Not surprisingly, when the commonwealth began its existence in Jan. 1978, the mayor of Saipan, the seat of the CNMI government, found himself increasingly marginalized because the governor and the island’s legislative delegation were, and still are, tasked to propose and enact policies affecting the people here. The boundaries of “state” and “local” levels of government blurred and disappeared because the island has such a small community. Saipan lawmakers have to worry about immigration and wage hike issues AND providing tents and tables to their constituents. They have to pass the government’s budget while helping voters who need money for their CUC and cable TV bills.
Will allowing the three council members to pass more local laws improve anything in a small community whose lawmakers are already introducing hundreds of bills a year?
The mayor of Saipan is now a virtual figurehead. His main job, I think, is to chaperone exchange students to Japan or South Korea. The mayors of Tinian and Rota, on the other hand, can still act as mayors because of their islands’ distance from Saipan.
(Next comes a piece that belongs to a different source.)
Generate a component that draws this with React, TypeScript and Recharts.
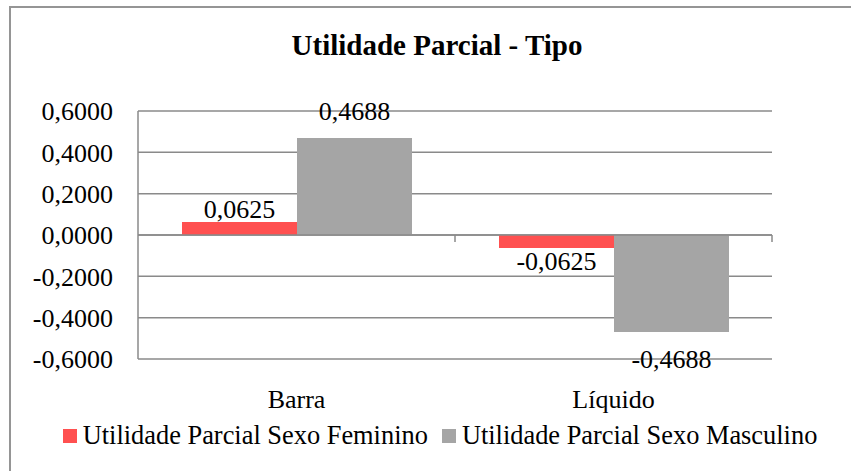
import {
  Bar,
  BarChart,
  CartesianGrid,
  LabelList,
  Legend,
  ReferenceLine,
  XAxis,
  YAxis,
} from "recharts";

const categories = ["Barra", "Líquido"];
const feminino = [0.0625, -0.0625];
const masculino = [0.4688, -0.4688];
const yTicks = [-0.6, -0.4, -0.2, 0, 0.2, 0.4, 0.6];

const FEMININO_NAME = "Utilidade Parcial Sexo Feminino";
const MASCULINO_NAME = "Utilidade Parcial Sexo Masculino";

const FONT = '"Liberation Serif", "Times New Roman", serif';
const GRID = "#8a8a8a";
const RED = "#ff5050";
const GRAY = "#a5a5a5";

const data = categories.map((name, i) => ({
  name,
  feminino: feminino[i],
  masculino: masculino[i],
}));

const fmt = (v: number) => v.toFixed(4).replace(".", ",");

function makeLabel(gap: number) {
  return (props: any) => {
    const { x, y, width, height, value } = props;
    const top = Math.min(y, y + height);
    const bottom = Math.max(y, y + height);
    const cx = x + width / 2;
    const v = Number(value);
    return (
      <text
        x={cx}
        y={v >= 0 ? top - gap : bottom + gap}
        dy={v >= 0 ? 0 : "0.68em"}
        textAnchor="middle"
        fontFamily={FONT}
        fontSize={26}
        fill="#000"
      >
        {fmt(v)}
      </text>
    );
  };
}

function CategoryTick(props: any) {
  const { x, y, payload } = props;
  return (
    <text
      x={x}
      y={y}
      dy={41}
      textAnchor="middle"
      fontFamily={FONT}
      fontSize={26}
      fill="#000"
    >
      {payload.value}
    </text>
  );
}

// zero line with small category-boundary ticks pointing down
function ZeroLine(props: any) {
  const { x1, y1, x2, y2 } = props;
  if (x1 == null || y1 == null) return null;
  const step = (x2 - x1) / categories.length;
  const marks = categories.map((_, i) => x1 + step * (i + 1));
  return (
    <g>
      <line x1={x1} y1={y1} x2={x2} y2={y2} stroke={GRID} strokeWidth={1.5} />
      {marks.map((mx, i) => (
        <line
          key={i}
          x1={mx}
          y1={y1}
          x2={mx}
          y2={y1 + 7}
          stroke={GRID}
          strokeWidth={1.5}
        />
      ))}
    </g>
  );
}

function LegendContent() {
  const items = [
    { name: FEMININO_NAME, color: RED },
    { name: MASCULINO_NAME, color: GRAY },
  ];
  return (
    <div
      style={{
        display: "flex",
        justifyContent: "center",
        alignItems: "center",
        fontFamily: FONT,
        fontSize: 26.4,
        lineHeight: "27px",
        color: "#000",
        whiteSpace: "nowrap",
      }}
    >
      {items.map((it, i) => (
        <span
          key={it.name}
          style={{
            display: "flex",
            alignItems: "center",
            marginLeft: i === 0 ? 0 : 14,
          }}
        >
          <span
            style={{
              width: 14,
              height: 14,
              background: it.color,
              marginRight: 6,
              display: "inline-block",
            }}
          />
          {it.name}
        </span>
      ))}
    </div>
  );
}

export default function App() {
  return (
    <div
      style={{
        position: "absolute",
        left: 0,
        top: 0,
        width: 851,
        height: 471,
        overflow: "hidden",
        background: "#fff",
      }}
    >
      <div
        style={{
          position: "absolute",
          left: 9,
          top: 6,
          width: 880,
          height: 500,
          borderLeft: "2px solid #959595",
          borderTop: "2px solid #959595",
        }}
      />
      <div
        style={{
          position: "absolute",
          left: 0,
          top: 31,
          width: 874,
          textAlign: "center",
          fontFamily: FONT,
          fontWeight: "bold",
          fontSize: 29,
          lineHeight: "29px",
          color: "#000",
        }}
      >
        Utilidade Parcial - Tipo
      </div>
      <div style={{ position: "absolute", left: 0, top: 0 }}>
        <BarChart
          width={851}
          height={471}
          data={data}
          margin={{ top: 111, right: 79, bottom: 0, left: 0 }}
          barCategoryGap={44}
          barGap={0}
        >
          <CartesianGrid vertical={false} stroke={GRID} strokeWidth={1.5} />
          <XAxis
            dataKey="name"
            axisLine={false}
            tickLine={false}
            height={112}
            interval={0}
            tick={<CategoryTick />}
          />
          <YAxis
            width={138}
            domain={[-0.6, 0.6]}
            ticks={yTicks}
            tickFormatter={fmt}
            axisLine={{ stroke: GRID, strokeWidth: 1.5 }}
            tickLine={false}
            tickMargin={19}
            tick={{ fill: "#000", fontSize: 26, fontFamily: FONT }}
          />
          <ReferenceLine y={0} shape={<ZeroLine />} />
          <Legend
            verticalAlign="middle"
            align="center"
            layout="horizontal"
            content={<LegendContent />}
            wrapperStyle={{ position: "absolute", top: 422, left: 0, width: 880 }}
          />
          <Bar
            dataKey="feminino"
            name={FEMININO_NAME}
            fill={RED}
            isAnimationActive={false}
          >
            <LabelList dataKey="feminino" content={makeLabel(4.5)} />
          </Bar>
          <Bar
            dataKey="masculino"
            name={MASCULINO_NAME}
            fill={GRAY}
            isAnimationActive={false}
          >
            <LabelList dataKey="masculino" content={makeLabel(18)} />
          </Bar>
        </BarChart>
      </div>
    </div>
  );
}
Will allowing the Saipan mayor to sign municipal ordinances solve anything in a small community where the governor already signs an average of 100 laws a year?
There will probably come a time when the CNMI people will clamor for more clearly defined roles of their state- and local-level governments. But right now their main problem is too much government with too many redundant entities whose existence is a burden on the already suffering people of the commonwealth.
Ambrose says there is a need to recall the intent of the American system of government. He’s right. What he didn’t mention though is the basic idea behind the political structure created by the American Founding Fathers: a LIMITED government with a system of restraints against its natural tendency to expand.
The CNMI, now more than ever, needs less not more government.